> **Stated problem**: Reproduce exactly the lines below from the one containing "Clone this chart in matplotlib." through the one containing "plt.rcParams['font.family'] = ['Liberation", including both, and nothing else.

> **Dataset entries**:
·····
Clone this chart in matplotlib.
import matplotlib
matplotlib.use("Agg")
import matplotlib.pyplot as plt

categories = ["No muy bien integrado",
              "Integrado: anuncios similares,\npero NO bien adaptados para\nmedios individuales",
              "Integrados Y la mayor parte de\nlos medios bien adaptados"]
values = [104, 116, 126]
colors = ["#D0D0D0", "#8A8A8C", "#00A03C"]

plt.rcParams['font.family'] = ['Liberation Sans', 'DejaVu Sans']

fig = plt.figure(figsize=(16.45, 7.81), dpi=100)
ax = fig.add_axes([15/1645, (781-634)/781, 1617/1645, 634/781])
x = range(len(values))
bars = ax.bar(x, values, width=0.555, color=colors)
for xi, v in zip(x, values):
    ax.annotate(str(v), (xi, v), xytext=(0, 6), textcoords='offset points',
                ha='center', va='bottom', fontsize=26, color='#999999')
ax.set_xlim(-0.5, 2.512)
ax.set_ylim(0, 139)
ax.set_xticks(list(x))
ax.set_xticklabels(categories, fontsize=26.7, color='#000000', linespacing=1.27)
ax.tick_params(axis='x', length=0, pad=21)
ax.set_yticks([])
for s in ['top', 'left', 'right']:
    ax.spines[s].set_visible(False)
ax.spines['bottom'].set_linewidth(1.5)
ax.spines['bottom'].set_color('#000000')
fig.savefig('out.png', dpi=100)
·····
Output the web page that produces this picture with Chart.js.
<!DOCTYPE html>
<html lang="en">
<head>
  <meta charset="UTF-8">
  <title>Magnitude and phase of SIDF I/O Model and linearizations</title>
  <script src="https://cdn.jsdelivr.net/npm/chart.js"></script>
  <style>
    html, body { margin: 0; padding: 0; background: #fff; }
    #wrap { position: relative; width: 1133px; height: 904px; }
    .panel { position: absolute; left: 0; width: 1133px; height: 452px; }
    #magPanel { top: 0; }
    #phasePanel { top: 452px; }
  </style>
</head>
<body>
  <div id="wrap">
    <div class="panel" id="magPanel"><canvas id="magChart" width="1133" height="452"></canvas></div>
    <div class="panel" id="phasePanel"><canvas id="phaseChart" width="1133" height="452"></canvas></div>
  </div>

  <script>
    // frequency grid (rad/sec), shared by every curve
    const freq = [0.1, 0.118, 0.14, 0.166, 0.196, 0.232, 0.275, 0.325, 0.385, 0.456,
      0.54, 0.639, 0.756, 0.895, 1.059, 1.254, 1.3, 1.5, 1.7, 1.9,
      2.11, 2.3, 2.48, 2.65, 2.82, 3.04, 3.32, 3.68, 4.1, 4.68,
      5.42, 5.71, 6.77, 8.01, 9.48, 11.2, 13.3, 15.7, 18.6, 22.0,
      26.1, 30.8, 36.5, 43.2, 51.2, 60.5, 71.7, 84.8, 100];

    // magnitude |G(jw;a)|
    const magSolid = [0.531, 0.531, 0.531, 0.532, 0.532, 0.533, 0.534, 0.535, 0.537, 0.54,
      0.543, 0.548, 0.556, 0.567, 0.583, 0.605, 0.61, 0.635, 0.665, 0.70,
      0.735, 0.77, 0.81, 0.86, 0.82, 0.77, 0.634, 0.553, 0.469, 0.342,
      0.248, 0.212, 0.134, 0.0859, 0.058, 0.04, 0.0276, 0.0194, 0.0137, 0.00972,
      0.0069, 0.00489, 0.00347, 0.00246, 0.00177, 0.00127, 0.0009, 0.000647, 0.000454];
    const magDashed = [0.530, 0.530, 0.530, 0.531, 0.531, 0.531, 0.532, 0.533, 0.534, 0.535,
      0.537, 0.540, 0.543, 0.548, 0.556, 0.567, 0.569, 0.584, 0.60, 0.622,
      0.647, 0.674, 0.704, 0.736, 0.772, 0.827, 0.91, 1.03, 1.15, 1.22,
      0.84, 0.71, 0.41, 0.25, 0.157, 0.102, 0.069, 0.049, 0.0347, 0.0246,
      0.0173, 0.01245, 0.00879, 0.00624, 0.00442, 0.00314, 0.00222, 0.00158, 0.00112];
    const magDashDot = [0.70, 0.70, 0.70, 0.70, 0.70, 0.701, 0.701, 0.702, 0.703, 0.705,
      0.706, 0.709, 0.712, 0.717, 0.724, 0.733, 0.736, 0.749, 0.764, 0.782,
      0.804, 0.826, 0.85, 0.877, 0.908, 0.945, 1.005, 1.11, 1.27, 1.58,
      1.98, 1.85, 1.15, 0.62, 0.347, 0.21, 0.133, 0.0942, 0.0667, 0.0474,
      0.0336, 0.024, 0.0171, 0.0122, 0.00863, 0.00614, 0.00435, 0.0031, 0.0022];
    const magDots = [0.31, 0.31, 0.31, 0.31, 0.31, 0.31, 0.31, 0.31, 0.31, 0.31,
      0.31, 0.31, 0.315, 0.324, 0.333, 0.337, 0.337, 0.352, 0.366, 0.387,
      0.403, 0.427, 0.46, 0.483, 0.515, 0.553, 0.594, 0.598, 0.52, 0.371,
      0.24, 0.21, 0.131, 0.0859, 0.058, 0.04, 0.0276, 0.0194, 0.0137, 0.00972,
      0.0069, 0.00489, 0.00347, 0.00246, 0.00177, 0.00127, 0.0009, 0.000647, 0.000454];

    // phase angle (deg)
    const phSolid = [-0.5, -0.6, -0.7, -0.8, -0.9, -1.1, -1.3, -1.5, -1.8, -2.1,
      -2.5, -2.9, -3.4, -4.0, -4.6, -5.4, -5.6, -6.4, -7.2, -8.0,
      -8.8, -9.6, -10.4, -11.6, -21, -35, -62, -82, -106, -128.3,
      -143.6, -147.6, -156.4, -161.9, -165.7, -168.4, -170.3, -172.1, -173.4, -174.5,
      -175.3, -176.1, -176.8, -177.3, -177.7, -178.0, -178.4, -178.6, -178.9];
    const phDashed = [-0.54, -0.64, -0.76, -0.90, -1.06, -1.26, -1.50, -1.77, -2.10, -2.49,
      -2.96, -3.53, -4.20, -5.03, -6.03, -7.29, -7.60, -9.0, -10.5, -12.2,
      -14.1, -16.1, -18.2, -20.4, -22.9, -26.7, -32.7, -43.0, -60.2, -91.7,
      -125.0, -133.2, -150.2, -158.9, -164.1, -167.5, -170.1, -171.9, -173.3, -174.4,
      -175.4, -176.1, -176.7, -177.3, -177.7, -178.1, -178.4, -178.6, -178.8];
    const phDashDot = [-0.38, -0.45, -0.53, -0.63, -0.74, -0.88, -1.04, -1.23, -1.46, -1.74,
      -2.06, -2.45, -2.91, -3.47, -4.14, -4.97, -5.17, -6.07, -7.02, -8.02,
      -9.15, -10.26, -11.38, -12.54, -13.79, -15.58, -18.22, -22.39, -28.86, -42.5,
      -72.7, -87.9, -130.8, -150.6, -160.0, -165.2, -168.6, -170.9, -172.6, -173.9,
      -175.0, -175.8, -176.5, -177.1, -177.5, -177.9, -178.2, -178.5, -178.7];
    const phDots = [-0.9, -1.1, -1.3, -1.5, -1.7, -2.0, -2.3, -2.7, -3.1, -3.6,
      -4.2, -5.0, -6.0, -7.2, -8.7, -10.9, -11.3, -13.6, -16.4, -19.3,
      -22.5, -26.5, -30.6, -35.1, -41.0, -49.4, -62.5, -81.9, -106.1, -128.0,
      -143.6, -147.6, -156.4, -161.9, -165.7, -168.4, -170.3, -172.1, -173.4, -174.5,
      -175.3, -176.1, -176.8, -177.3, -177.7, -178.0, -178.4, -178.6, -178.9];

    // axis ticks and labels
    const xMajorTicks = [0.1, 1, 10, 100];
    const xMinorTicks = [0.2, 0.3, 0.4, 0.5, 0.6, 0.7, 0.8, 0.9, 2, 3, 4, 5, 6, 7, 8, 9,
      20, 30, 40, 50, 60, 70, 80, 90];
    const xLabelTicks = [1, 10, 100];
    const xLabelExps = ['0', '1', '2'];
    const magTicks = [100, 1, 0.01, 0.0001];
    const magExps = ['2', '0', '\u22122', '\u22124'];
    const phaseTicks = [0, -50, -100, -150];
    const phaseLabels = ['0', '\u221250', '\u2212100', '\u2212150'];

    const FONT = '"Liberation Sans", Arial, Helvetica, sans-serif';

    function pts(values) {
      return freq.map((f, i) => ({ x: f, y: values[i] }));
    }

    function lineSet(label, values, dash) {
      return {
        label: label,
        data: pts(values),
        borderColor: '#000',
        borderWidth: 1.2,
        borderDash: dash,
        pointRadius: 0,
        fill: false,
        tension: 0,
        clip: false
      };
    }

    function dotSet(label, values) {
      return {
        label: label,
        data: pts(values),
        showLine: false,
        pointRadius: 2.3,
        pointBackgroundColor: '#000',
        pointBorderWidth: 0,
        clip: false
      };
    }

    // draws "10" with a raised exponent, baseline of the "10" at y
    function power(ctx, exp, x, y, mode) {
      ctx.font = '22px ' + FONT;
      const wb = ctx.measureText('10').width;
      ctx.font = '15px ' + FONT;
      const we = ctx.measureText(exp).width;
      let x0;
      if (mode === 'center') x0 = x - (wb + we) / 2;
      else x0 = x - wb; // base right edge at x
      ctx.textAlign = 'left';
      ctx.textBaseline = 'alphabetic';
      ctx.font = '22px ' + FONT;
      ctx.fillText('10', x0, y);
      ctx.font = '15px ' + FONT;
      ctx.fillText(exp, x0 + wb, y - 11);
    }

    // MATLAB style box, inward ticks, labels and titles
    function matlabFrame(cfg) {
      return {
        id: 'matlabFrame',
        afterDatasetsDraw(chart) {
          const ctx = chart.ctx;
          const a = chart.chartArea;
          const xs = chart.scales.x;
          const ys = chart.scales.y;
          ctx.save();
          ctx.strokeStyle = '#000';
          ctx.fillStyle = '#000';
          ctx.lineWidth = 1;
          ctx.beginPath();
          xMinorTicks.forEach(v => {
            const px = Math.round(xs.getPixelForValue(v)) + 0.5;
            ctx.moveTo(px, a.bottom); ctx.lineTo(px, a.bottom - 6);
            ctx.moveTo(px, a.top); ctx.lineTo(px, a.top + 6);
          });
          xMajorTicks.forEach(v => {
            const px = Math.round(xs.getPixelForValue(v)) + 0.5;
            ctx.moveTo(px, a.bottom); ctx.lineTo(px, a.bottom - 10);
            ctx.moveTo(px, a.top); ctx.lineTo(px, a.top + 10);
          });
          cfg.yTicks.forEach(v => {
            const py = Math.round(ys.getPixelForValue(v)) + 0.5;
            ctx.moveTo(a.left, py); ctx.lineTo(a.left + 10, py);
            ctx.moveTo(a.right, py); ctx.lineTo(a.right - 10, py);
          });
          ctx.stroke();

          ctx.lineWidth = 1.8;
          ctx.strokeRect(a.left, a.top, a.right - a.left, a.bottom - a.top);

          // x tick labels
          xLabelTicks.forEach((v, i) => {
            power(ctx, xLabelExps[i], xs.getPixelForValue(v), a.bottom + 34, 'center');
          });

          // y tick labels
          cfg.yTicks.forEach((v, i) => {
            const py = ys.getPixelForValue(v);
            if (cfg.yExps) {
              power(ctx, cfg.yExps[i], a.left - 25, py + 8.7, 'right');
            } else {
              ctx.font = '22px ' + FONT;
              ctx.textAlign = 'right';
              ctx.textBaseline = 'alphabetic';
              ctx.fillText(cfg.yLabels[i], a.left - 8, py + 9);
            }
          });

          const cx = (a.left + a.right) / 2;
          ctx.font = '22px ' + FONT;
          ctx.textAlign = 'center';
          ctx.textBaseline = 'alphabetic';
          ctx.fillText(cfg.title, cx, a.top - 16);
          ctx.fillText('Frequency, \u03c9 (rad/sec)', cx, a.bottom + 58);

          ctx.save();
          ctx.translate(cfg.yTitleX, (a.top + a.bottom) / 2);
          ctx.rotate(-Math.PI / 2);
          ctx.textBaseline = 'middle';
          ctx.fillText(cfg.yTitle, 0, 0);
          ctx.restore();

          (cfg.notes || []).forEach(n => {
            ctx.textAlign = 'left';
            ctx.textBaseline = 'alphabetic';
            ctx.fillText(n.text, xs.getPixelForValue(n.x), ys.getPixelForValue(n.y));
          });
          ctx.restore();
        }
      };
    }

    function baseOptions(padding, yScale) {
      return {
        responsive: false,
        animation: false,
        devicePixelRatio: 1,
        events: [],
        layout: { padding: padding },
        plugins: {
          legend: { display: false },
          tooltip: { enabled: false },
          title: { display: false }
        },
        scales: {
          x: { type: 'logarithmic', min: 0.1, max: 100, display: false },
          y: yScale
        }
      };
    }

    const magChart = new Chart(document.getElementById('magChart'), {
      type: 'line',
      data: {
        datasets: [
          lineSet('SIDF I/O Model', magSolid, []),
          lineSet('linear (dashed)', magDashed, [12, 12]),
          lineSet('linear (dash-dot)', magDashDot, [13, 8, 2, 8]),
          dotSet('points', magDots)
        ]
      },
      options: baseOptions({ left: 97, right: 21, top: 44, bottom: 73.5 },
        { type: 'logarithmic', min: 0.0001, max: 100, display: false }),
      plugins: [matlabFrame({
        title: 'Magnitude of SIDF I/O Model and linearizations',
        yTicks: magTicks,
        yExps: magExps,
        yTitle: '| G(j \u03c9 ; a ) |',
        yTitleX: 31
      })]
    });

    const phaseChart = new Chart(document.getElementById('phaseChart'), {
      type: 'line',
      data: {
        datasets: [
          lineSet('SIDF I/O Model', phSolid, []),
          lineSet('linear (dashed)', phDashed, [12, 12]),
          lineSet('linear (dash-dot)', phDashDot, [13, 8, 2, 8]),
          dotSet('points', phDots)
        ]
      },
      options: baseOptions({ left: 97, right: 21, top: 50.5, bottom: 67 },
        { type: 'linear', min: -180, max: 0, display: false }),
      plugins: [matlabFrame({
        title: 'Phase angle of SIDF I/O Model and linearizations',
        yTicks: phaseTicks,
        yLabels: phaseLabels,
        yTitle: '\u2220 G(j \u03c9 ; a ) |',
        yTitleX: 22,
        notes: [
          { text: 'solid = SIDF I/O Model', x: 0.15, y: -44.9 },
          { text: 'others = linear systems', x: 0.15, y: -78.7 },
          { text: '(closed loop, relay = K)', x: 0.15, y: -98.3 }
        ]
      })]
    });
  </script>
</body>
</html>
·····
> **Complete output**:
Clone this chart in matplotlib.
import matplotlib
matplotlib.use("Agg")
import matplotlib.pyplot as plt

categories = ["No muy bien integrado",
              "Integrado: anuncios similares,\npero NO bien adaptados para\nmedios individuales",
              "Integrados Y la mayor parte de\nlos medios bien adaptados"]
values = [104, 116, 126]
colors = ["#D0D0D0", "#8A8A8C", "#00A03C"]

plt.rcParams['font.family'] = ['Liberation Sans', 'DejaVu Sans']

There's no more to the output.